Ailes’s appetite seemed to be a barometer of his ego. His weight ballooned to 240 pounds. Craig Fuller recalled one hotel stop when Ailes declared, “ ‘Dammit, I’m hungry! Can’t we get some room service?’ We said, ‘Sure.’ Well, Roger grabs the room service menu. He was kind of agitated and he said, ‘I want page three, I want page four and I want page five and I want it now.’ ” He was also known to inhale Häagen-Dazs ice cream and donuts. During one commercial shoot, Tom Messner recalled, Ailes was “sitting there with a donut, and there’s this frosting on it, and the frosting is dripping down his shirt.” Ailes could turn donuts into projectiles. “When he would have his emotional moments, he’d throw his donuts across the room,” Sig Rogich said. “I’d ask him if it was a one or two donut day.”
Leaks sent Ailes into fits. “A donut throwing moment” occurred, according to Rogich, when the trade journal Advertising Age sent a reporter to write about one of Ailes’s commercials.
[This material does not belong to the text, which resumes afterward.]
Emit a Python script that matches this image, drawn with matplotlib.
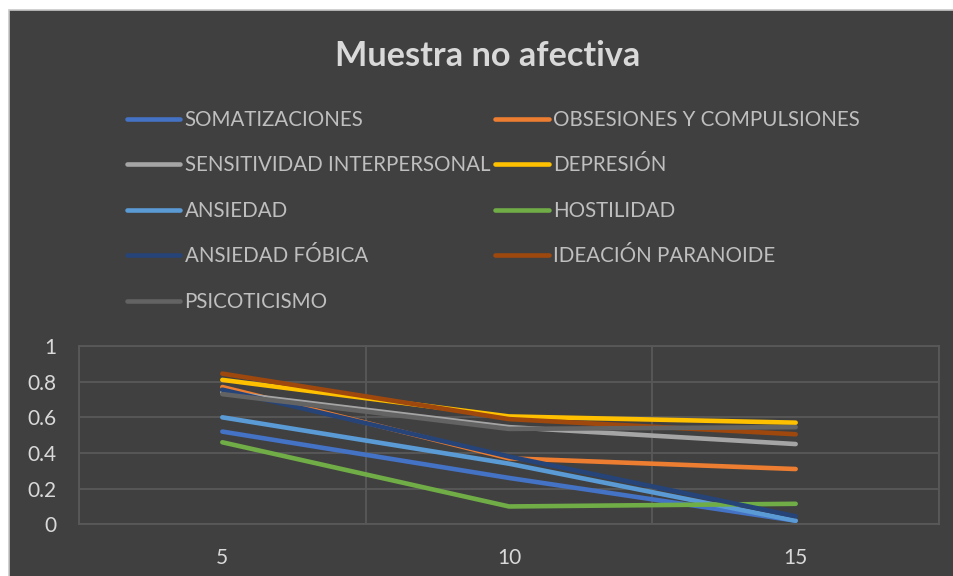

After The New York Times wrote a column about Tom Messner’s contributions to the campaign, he received a heated phone call from Ailes. “How did you get this Bush assignment?” Messner recalled Ailes saying. He did not appreciate his subordinate getting press.
Bush marched toward Election Day along the low road paved by Ailes. A week and a half after the debate, Rogich’s “Revolving Door” ad aired. Although Horton’s name never appeared in the spot, the linkage between it and Horton was obvious. Television news producers were mostly interested in pictures, attacks, and gaffes, which was why Ailes’s attack spots were discussed so widely in the press. “It was a hard ad to do without appearing to be racist,” Janet Mullins said.
By mid-October, Ailes green-lighted an ad that showed Dukakis wearing a helmet and grinning while he rode around in a tank as an announcer ticked off various weapons systems he opposed. The visual said it all. As Mike Douglas had once told Woody Fraser: never wear a funny hat.
From the time Dukakis clinched the nomination in early June, his unfavorability standing among voters doubled, from 20 percent to 43 percent. Meanwhile, Bush held steady at around 40 percent unfavorable. Even Bush’s positive spots were devastating to Dukakis’s image. In the campaign’s most memorable ad, titled “Family/Children,” Ailes filmed Bush on the lawn in Kennebunkport surrounded by his adorable, flaxen-haired grandchildren—a Kennedyesque tableau that made Dukakis seem foreign by comparison. The force of Bush’s ad war was met by Dukakis’s inept response. “I sat there mute, which is one of the dumbest decisions I’ve ever made,” Dukakis said years later. “I made a decision early on that I was simply not gonna respond to this stuff.… I blew it.”
Roger Stone—no stranger to dirty tricks—said he felt Ailes ran an insignificant campaign. “Wedge issues can still be about big ideas,” he said. “My problem was that the wedge issues in ’88 were all confections.”